Вопрос этот, как читатель, наверное, уже догадался, имеет чисто риторический характер. Ответ на него – в том смысле, что разницы нет или что она трудноуловима, – мог бы быть получен с привлечением любого исторического материала, но мы для «широты охвата» предпочли бы взять пример из японской истории. «Духи обиженных» политиков и крупных государственных деятелей могли, как считалось, оказывать серьезное влияние на жизнь всей страны, навлечь беды и несчастья на весь народ. Такие действия приписывались духам умерших правого министра Сугавара Митидзанэ... и принца Савара. С целью умиротворения духов принц Савара был посмертно провозглашен императором, а Сугавара Митидзанэ возведен в чин первого министра». Отметим здесь характерную для японцев трезвость и реалистичность подхода – мотивация европейцев в подобном случае была бы, несомненно, более «идеальной».
Мифология «упыря», как и следовало ожидать, внесла огромный вклад в развитие идеи «абсолютной смерти». Напомним, что, согласно фольклорным представлениям, основным инстинктом «упыря» является сохранение статуса, неопределенно долгое и – в идеале – вечное; но, поскольку его реальный статус есть статус умершего, на практике все его усилия сводятся к одному – попытке бесконечного продления состояния смерти. «Новая жизнь», которую, как мы знаем, предлагает богиня, для него нежелательна, так как несет в себе элемент неопределенности: «привычное положение» – будь то в качестве «царя», «министра» или просто «глубоко обиженной персоны» (вроде гоголевского Акакия Акакиевича) – может претерпеть в этой «новой жизни» самые радикальные изменения.
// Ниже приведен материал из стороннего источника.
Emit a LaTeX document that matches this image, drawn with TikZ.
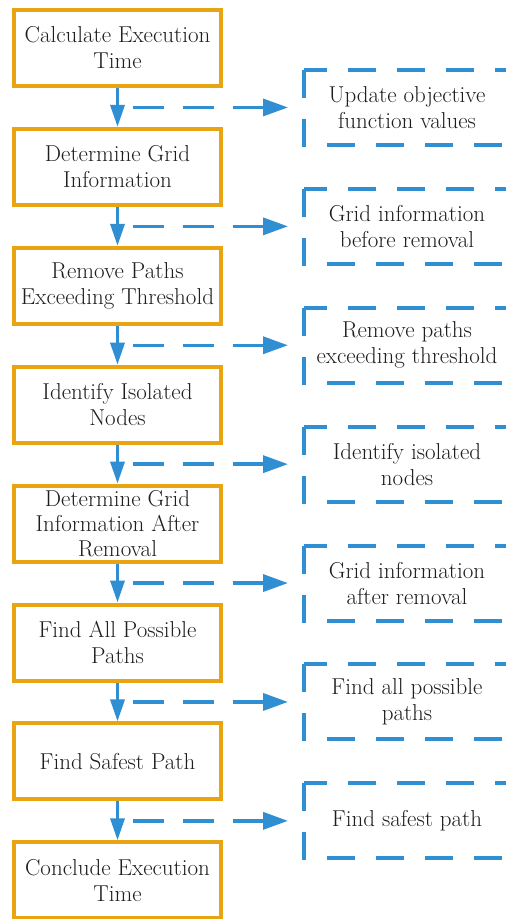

Упоминание Акакия Акакиевича может послужить своеобразным введением к эпизоду с Аяксом; с ним Одиссей разговаривает сразу же после Ахилла, – вернее, пытается разговаривать, поскольку тень Аякса и не думает ему отвечать. Этого героя (как и вышеуказанного гоголевского персонажа) даже смерть не может заставить забыть о «глубокой обиде»: оружие убитого Ахилла было присуждено Одиссею, между тем как именно себя Аякс считал вторым после Ахилла воином. Впрочем, греческая эстетика не допускает естественно-фольклорного» развития темы вроде криков «Верни мне мою награду!» и т. п.; тень Аякса, с молчаливым и строгим укором стоящая в стороне, выслушивает примирительные слова Одиссея и, не удостоив последнего ответом, поворачивается и исчезает во мраке.